Kafka Broker, Kafka Topic, Consumer and Record Flow in Kafka
Kafka Topic
A Topic is a category/feed name to which records are stored and published.
As said before, all Kafka records are organized into topics. Producer applications write data to topics and consumer applications read from topics. Records published to the cluster stay in the cluster until a configurable retention period has passed by.
Kafka retains records in the log, making the consumers responsible for tracking the position in the log, known as the “offset”. Typically, a consumer advances the offset in a linear manner as messages are read. However, the position is actually controlled by the consumer, which can consume messages in any order. For example, a consumer can reset to an older offset when reprocessing records.
Kafka topic partition
Kafka topics are divided into a number of partitions, which contain records in an unchangeable sequence. Each record in a partition is assigned and identified by its unique offset. A topic can also have multiple partition logs. This allows multiple consumers to read from a topic in parallel.
Partitions allow topics to be parallelized by splitting the data into a particular topic across multiple brokers.
In Kafka, replication is implemented at the partition level. The redundant unit of a topic partition is called a replica. Each partition usually has one or more replicas meaning that partitions contain messages that are replicated over a few Kafka brokers in the cluster.
Every partition (replica) has one server acting as a leader and the rest of them as followers. The leader replica handles all read-write requests for the specific partition and the followers replicate the leader. If the lead server fails, one of the follower servers becomes the leader by default. You should strive to have a good balance of leaders so each broker is a leader of an equal amount of partitions to distribute the load.
When a producer publishes a record to a topic, it is published to its leader. The leader appends the record to its commit log and increments its record offset. Kafka only exposes a record to a consumer after it has been committed and each piece of data that comes in will be stacked on the cluster.

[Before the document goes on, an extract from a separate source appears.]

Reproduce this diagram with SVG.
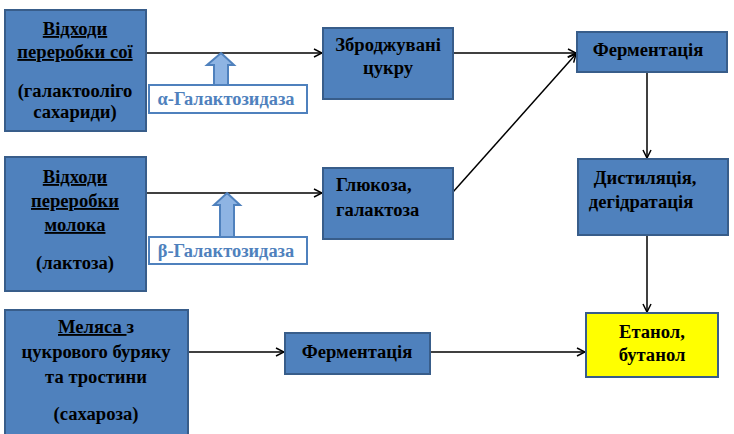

A producer must know which partition to write to, this is not up to the broker. It’s possible for the producer to attach a key to the record dictating the partition the record should go to. All records with the same key will arrive at the same partition. Before a producer can send any records, it has to request metadata about the cluster from the broker. The metadata contains information on which broker is the leader for each partition and a producer always writes to the partition leader. The producer then uses the key to know which partition to write to, the default implementation is to use the hash of the key to calculate partition, you can also skip this step and specify partition yourself.
A common error when publishing records is setting the same key or null key for all records, which results in all records ending up in the same partition and you get an unbalanced topic.
Consumers and consumer groups
Consumers can read messages starting from a specific offset and are allowed to read from any offset point they choose. This allows consumers to join the cluster at any point in time.
Low-level consumers
There are two types of consumers in Kafka. First, the low-level consumer, where topics and partitions are specified as is the offset from which to read, either fixed position, at the beginning or at the end. This can, of course, be cumbersome to keep track of which offsets are consumed so the same records aren’t read more than once. So Kafka added another easier way of consuming with:
High-level consumer
The high-level consumer (more known as consumer groups) consists of one or more consumers. Here a consumer group is created by adding the property “group.id” to a consumer. Giving the same group id to another consumer means it will join the same group.
The broker will distribute according to which consumer should read from which partitions and it also keeps track of which offset the group is at for each partition. It tracks this by having all consumers committing which offset they have handled.
Every time a consumer is added or removed from a group the consumption is rebalanced between the group. All consumers are stopped on every rebalance, so clients that time out or are restarted often will decrease the throughput. Make the consumers stateless since the consumer might get different partitions assigned on a rebalance.
Consumers pull messages from topic partitions. Different consumers can be responsible for different partitions. Kafka can support a large number of consumers and retain large amounts of data with very little overhead. By using consumer groups, consumers can be parallelized so that multiple consumers can read from multiple partitions on a topic, allowing a very high message processing throughput. The number of partitions impacts the maximum parallelism of consumers as there cannot be more consumers than partitions.
Records are never pushed out to consumers, the consumer will ask for messages when the consumer is ready to handle the message.
The consumers will never overload themselves with lots of data or lose any data since all records are being queued up in Kafka. If the consumer is behind during message processing, it has the option to eventually catch up and get back to handle data in real-time.
Record flow in Apache Kafka
Now we have been looking at the producer and the consumer, and we will check at how the broker receives and stores records coming in the broker.
We have an example, where we have a broker with three topics, where each topic has 8 partitions.
The producer sends a record to partition 1 in topic 1 and since the partition is empty the record ends up at offset 0.
Next record is added to partition 1 will and up at offset 1, and the next record at offset 2 and so on.
This is what is referred to as a commit log, each record is appended to the log and there is no way to change the existing records in the log. This is also the same offset that the consumer uses to specify where to start reading.
Steps to follow when setting up a connection and publishing a message/consuming a message.
- First of all, we need to set up a secure connection. A TCP connection will be set up between the application and Apache Kafka.
- In publisher: Publish a message to a partition on a topic.
- In subscriber/consumer: Consume a message from a partition in a topic.